■ The exercise: Return each line holding the string "chart".
• • • •
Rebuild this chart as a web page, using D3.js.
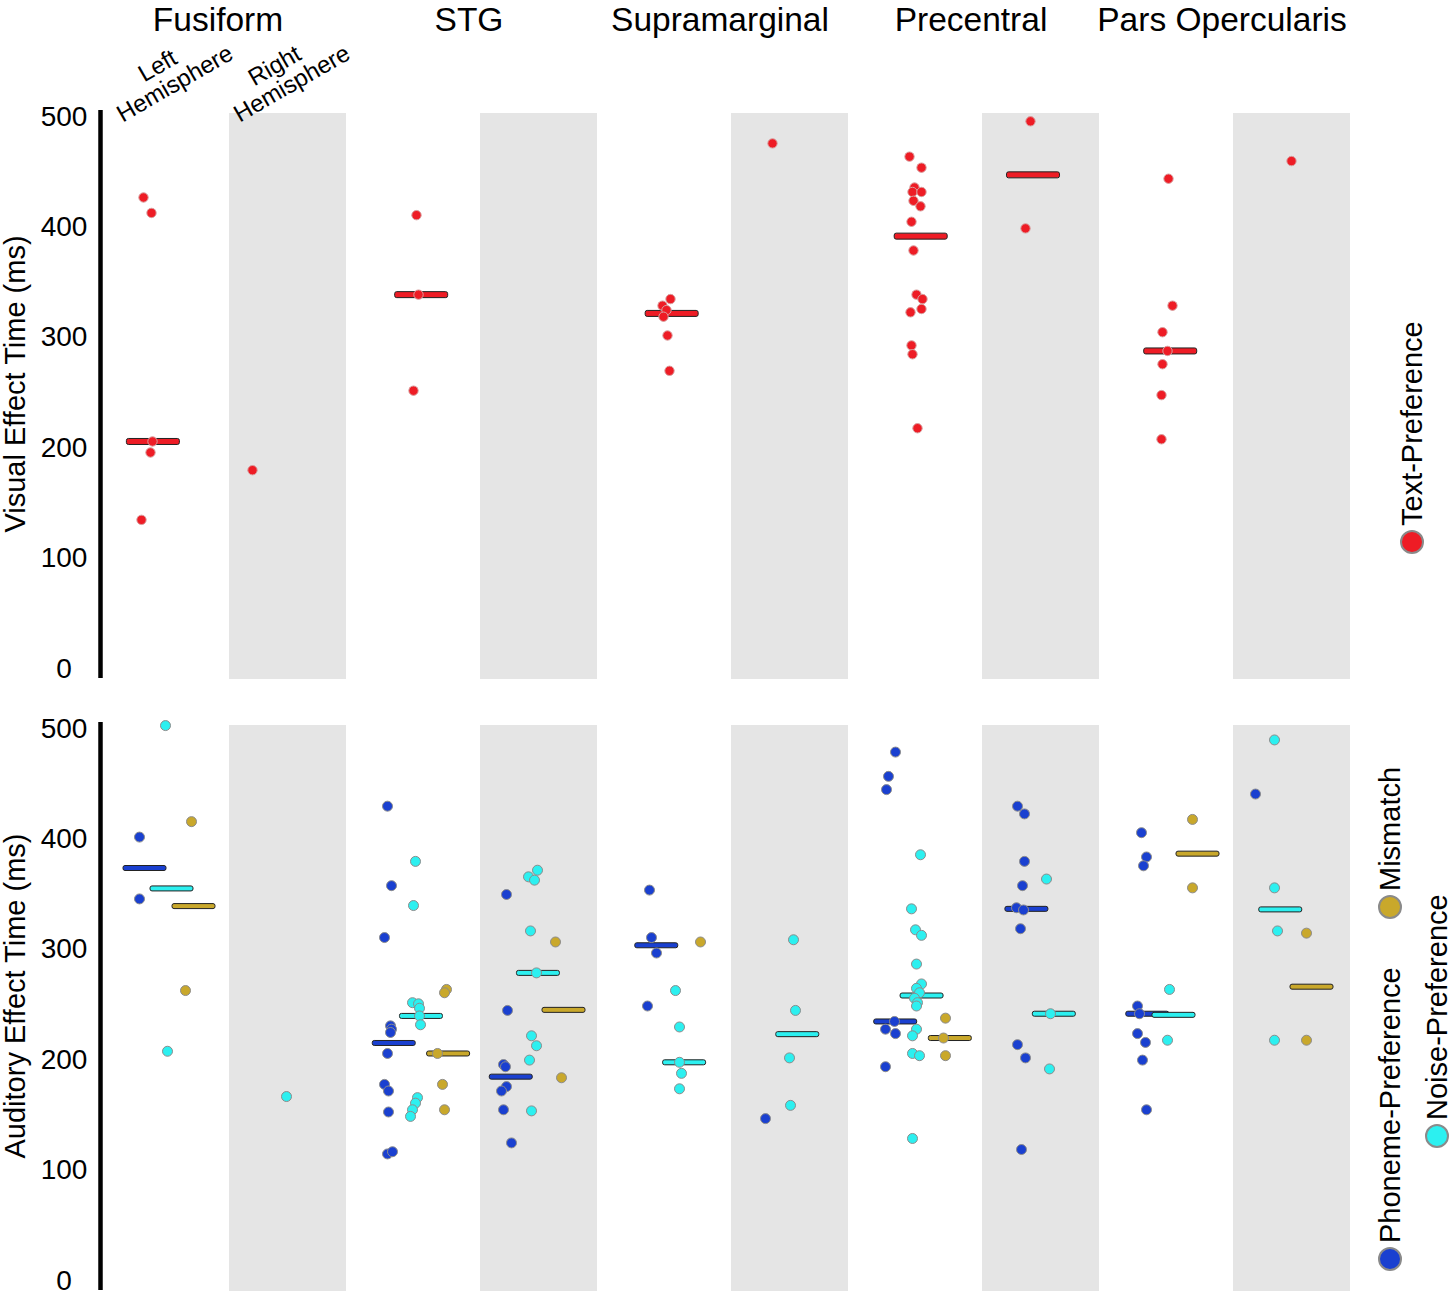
<!DOCTYPE html>
<html><head><meta charset="utf-8">
<script src="https://cdn.jsdelivr.net/npm/d3@7"></script>
<style>
body{margin:0;background:#fff}
svg{display:block;font-family:"Liberation Sans",Arial,Helvetica,sans-serif}
</style>
</head><body>
<svg id="chart" width="1453" height="1295"></svg>
<script>
// ---------------- data ----------------
const regions = ["Fusiform","STG","Supramarginal","Precentral","Pars Opercularis"];
const hemispheres = ["L","R"];
const hemisphereLabels = [["Left","Hemisphere"],["Right","Hemisphere"]];
const yTicks = [0,100,200,300,400,500];
const visualSeries = ["Text-Preference"];
const auditorySeries = ["Phoneme-Preference","Noise-Preference","Mismatch"];
const yLabels = ["Visual Effect Time (ms)","Auditory Effect Time (ms)"];

// rows: [region index, hemisphere, effect time (ms), horizontal jitter]
const textPreference = [
 [0,"L",428,-27],[0,"L",414,-19],[0,"L",207,-18],[0,"L",197,-20],[0,"L",136,-29],
 [0,"R",181,-35],
 [1,"L",412,-5],[1,"L",340,-3],[1,"L",253,-8],
 [2,"L",336,-2],[2,"L",330,-10],[2,"L",326,-6],[2,"L",320,-9],[2,"L",303,-5],[2,"L",271,-3],
 [2,"R",477,-17],
 [3,"L",465,-14],[3,"L",455,-2],[3,"L",437,-9],[3,"L",433,-11],[3,"L",433,-2],[3,"L",425,-10],[3,"L",420,-3],[3,"L",406,-12],
 [3,"L",380,-10],[3,"L",340,-7],[3,"L",336,-1],[3,"L",327,-2],[3,"L",324,-13],[3,"L",294,-12],[3,"L",286,-11],[3,"L",219,-6],
 [3,"R",497,-10],[3,"R",400,-15],
 [4,"L",445,-6],[4,"L",330,-2],[4,"L",306,-12],[4,"L",289,-7],[4,"L",277,-12],[4,"L",249,-13],[4,"L",209,-13],
 [4,"R",461,0]
];
const phonemePreference = [
 [0,"L",403,-31],[0,"L",347,-31],
 [1,"L",431,-34],[1,"L",359,-30],[1,"L",312,-37],[1,"L",232,-31],[1,"L",229,-30],[1,"L",226,-31],
 [1,"L",207,-34],[1,"L",179,-37],[1,"L",173,-33],[1,"L",154,-33],[1,"L",116,-34],[1,"L",118,-29],
 [1,"R",351,-32],[1,"R",246,-31],[1,"R",197,-35],[1,"R",195,-33],[1,"R",177,-32],[1,"R",173,-37],[1,"R",156,-35],[1,"R",126,-27],
 [2,"L",355,-23],[2,"L",312,-21],[2,"L",298,-16],[2,"L",250,-25],
 [2,"R",148,-24],
 [3,"L",480,-28],[3,"L",458,-35],[3,"L",446,-37],[3,"L",236,-29],[3,"L",229,-38],[3,"L",225,-28],[3,"L",195,-38],
 [3,"R",431,-23],[3,"R",424,-16],[3,"R",381,-16],[3,"R",359,-18],[3,"R",339,-24],[3,"R",337,-17],[3,"R",320,-20],
 [3,"R",215,-23],[3,"R",203,-15],[3,"R",120,-19],
 [4,"L",407,-33],[4,"L",385,-28],[4,"L",377,-31],[4,"L",250,-37],[4,"L",243,-35],[4,"L",225,-37],[4,"L",217,-29],[4,"L",201,-32],[4,"L",156,-28],
 [4,"R",442,-36]
];
const noisePreference = [
 [0,"L",504,-5],[0,"L",209,-3],
 [0,"R",168,-1],
 [1,"L",381,-6],[1,"L",341,-8],[1,"L",253,-9],[1,"L",252,-3],[1,"L",248,-2],[1,"L",241,-2],[1,"L",233,-1],
 [1,"L",167,-4],[1,"L",162,-6],[1,"L",156,-9],[1,"L",150,-11],
 [1,"R",373,-1],[1,"R",367,-10],[1,"R",364,-4],[1,"R",318,-8],[1,"R",280,-2],[1,"R",223,-7],[1,"R",214,-2],[1,"R",201,-9],[1,"R",155,-7],
 [2,"L",264,3],[2,"L",231,7],[2,"L",199,7],[2,"L",189,9],[2,"L",175,7],
 [2,"R",310,4],[2,"R",246,6],[2,"R",203,0],[2,"R",160,1],
 [3,"L",387,-3],[3,"L",338,-12],[3,"L",319,-8],[3,"L",314,-2],[3,"L",288,-7],[3,"L",270,-2],[3,"L",266,-7],[3,"L",262,-4],
 [3,"L",257,-9],[3,"L",253,-6],[3,"L",250,-7],[3,"L",229,-7],[3,"L",223,-11],[3,"L",207,-11],[3,"L",205,-4],[3,"L",130,-11],
 [3,"R",365,6],[3,"R",243,10],[3,"R",193,9],
 [4,"L",265,-5],[4,"L",219,-7],
 [4,"R",491,-17],[4,"R",357,-17],[4,"R",318,-14],[4,"R",219,-17]
];
const mismatch = [
 [0,"L",417,21],[0,"L",264,15],
 [1,"L",265,25],[1,"L",262,23],[1,"L",207,16],[1,"L",179,21],[1,"L",156,23],
 [1,"R",308,17],[1,"R",185,23],
 [2,"L",308,28],
 [3,"L",239,22],[3,"L",221,20],[3,"L",205,22],
 [4,"L",419,18],[4,"L",357,18],
 [4,"R",316,15],[4,"R",219,15]
];

// ---------------- styles ----------------
const colors = {
  "Text-Preference":"#ee1c25",
  "Phoneme-Preference":"#1a40d0",
  "Noise-Preference":"#2cf0f0",
  "Mismatch":"#c9a82b"
};
const seriesRows = {
  "Text-Preference": textPreference,
  "Phoneme-Preference": phonemePreference,
  "Noise-Preference": noisePreference,
  "Mismatch": mismatch
};

// ---------------- scales ----------------
const svg = d3.select("#chart");
const xRegion = d3.scaleBand().domain(regions).range([112,1350]).paddingInner(17/251).paddingOuter(0);
const xHemi = d3.scaleBand().domain(hemispheres).range([0, xRegion.bandwidth()]);
const jitter = d3.scaleLinear().domain([-58.5,58.5]).range([-xHemi.bandwidth()/2, xHemi.bandwidth()/2]);
const colCenter = (ri,h) => xRegion(regions[ri]) + xHemi(h) + xHemi.bandwidth()/2;

const yTop = d3.scaleLinear().domain([0,500]).range([670,118]);
const yBot = d3.scaleLinear().domain([0,500]).range([1282,730]);

const panels = [
  {y:yTop, label:yLabels[0], series:visualSeries, barW:53, barH:6, r:4.7},
  {y:yBot, label:yLabels[1], series:auditorySeries, barW:43, barH:5, r:5}
];

// ---------------- draw ----------------
panels.forEach(p => {
  const [y0, y1] = p.y.range();
  // grey right-hemisphere bands
  svg.append("g").selectAll("rect").data(regions).join("rect")
    .attr("x", r => xRegion(r) + xHemi("R"))
    .attr("y", y1 - 5)
    .attr("width", xHemi.bandwidth())
    .attr("height", (y0 + 9) - (y1 - 5))
    .attr("fill", "#e5e5e5");

  // axis spine
  svg.append("line")
    .attr("x1", 100.5).attr("x2", 100.5)
    .attr("y1", y1 - 8).attr("y2", y0 + 8)
    .attr("stroke", "#000").attr("stroke-width", 4.5);

  const ax = svg.append("g").attr("transform", "translate(100,0)")
    .call(d3.axisLeft(p.y).tickValues(yTicks).tickSize(0).tickPadding(36));
  ax.select(".domain").remove();
  ax.selectAll("text").attr("font-size", 28).attr("fill", "#000")
    .attr("text-anchor", "middle").attr("dy", "0.25em")
    .attr("font-family", "'Liberation Sans', Arial, sans-serif");

  // y label
  svg.append("text")
    .attr("transform", `translate(15,${(y0 + y1) / 2 - 10}) rotate(-90)`)
    .attr("text-anchor", "middle").attr("dominant-baseline", "central")
    .attr("font-size", 29).attr("fill", "#000").text(p.label);

  // groups
  const groups = [];
  p.series.forEach(s => {
    const g = d3.group(seriesRows[s], d => d[0], d => d[1]);
    g.forEach((byHemi, ri) => byHemi.forEach((rows, h) => {
      groups.push({series:s, rows, ri, h,
        xs: rows.map(d => colCenter(ri, h) + jitter(d[3])),
        median: d3.median(rows, d => d[2])});
    }));
  });

  // median bars
  const barG = svg.append("g");
  groups.filter(g => g.rows.length > 1).forEach(g => {
    const cx = d3.mean(g.xs) + 5;
    barG.append("rect")
      .attr("x", cx - p.barW / 2).attr("y", p.y(g.median) - p.barH / 2)
      .attr("width", p.barW).attr("height", p.barH)
      .attr("rx", 2).attr("fill", colors[g.series])
      .attr("stroke", "#222").attr("stroke-width", 1);
  });

  // points
  const ptG = svg.append("g");
  groups.forEach(g => {
    g.rows.forEach((d, i) => {
      ptG.append("circle")
        .attr("cx", g.xs[i]).attr("cy", p.y(d[2])).attr("r", p.r)
        .attr("fill", colors[g.series])
        .attr("stroke", g.series === "Text-Preference" ? "#d9a0a0" : "#8c8c8c")
        .attr("stroke-width", 1);
    });
  });
});

// region titles
svg.append("g").selectAll("text").data(regions).join("text")
  .attr("x", r => xRegion(r) + xRegion.bandwidth() / 2 - 11)
  .attr("y", 31)
  .attr("text-anchor", "middle").attr("font-size", 33.5).attr("fill", "#000")
  .text(r => r);

// hemisphere labels (above the first region)
hemispheres.forEach((h, i) => {
  const g = svg.append("g")
    .attr("transform", `translate(${colCenter(0, h) + 4},83) rotate(-30)`);
  g.append("text").attr("x", -6).attr("y", -24)
    .attr("text-anchor", "middle").attr("dominant-baseline", "central")
    .attr("font-size", 24).attr("fill", "#000").text(hemisphereLabels[i][0]);
  g.append("text").attr("x", 0).attr("y", 0)
    .attr("text-anchor", "middle").attr("dominant-baseline", "central")
    .attr("font-size", 24).attr("fill", "#000").text(hemisphereLabels[i][1]);
});

// legends (rotated)
const legendItems = [
  {name:visualSeries[0], cx:1412, cy:542},
  {name:auditorySeries[2], cx:1390, cy:907},
  {name:auditorySeries[0], cx:1390, cy:1259},
  {name:auditorySeries[1], cx:1437, cy:1136}
];
legendItems.forEach(l => {
  svg.append("circle").attr("cx", l.cx).attr("cy", l.cy).attr("r", 11)
    .attr("fill", colors[l.name]).attr("stroke", "#8a8a8a").attr("stroke-width", 2);
  svg.append("text")
    .attr("transform", `translate(${l.cx},${l.cy - 16}) rotate(-90)`)
    .attr("text-anchor", "start").attr("dominant-baseline", "central")
    .attr("font-size", 29).attr("fill", "#000").text(l.name);
});
</script>
</body></html>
• • • •
■ Solution to the exercise:
Rebuild this chart as a web page, using D3.js.
<svg id="chart" width="1453" height="1295"></svg>
const svg = d3.select("#chart");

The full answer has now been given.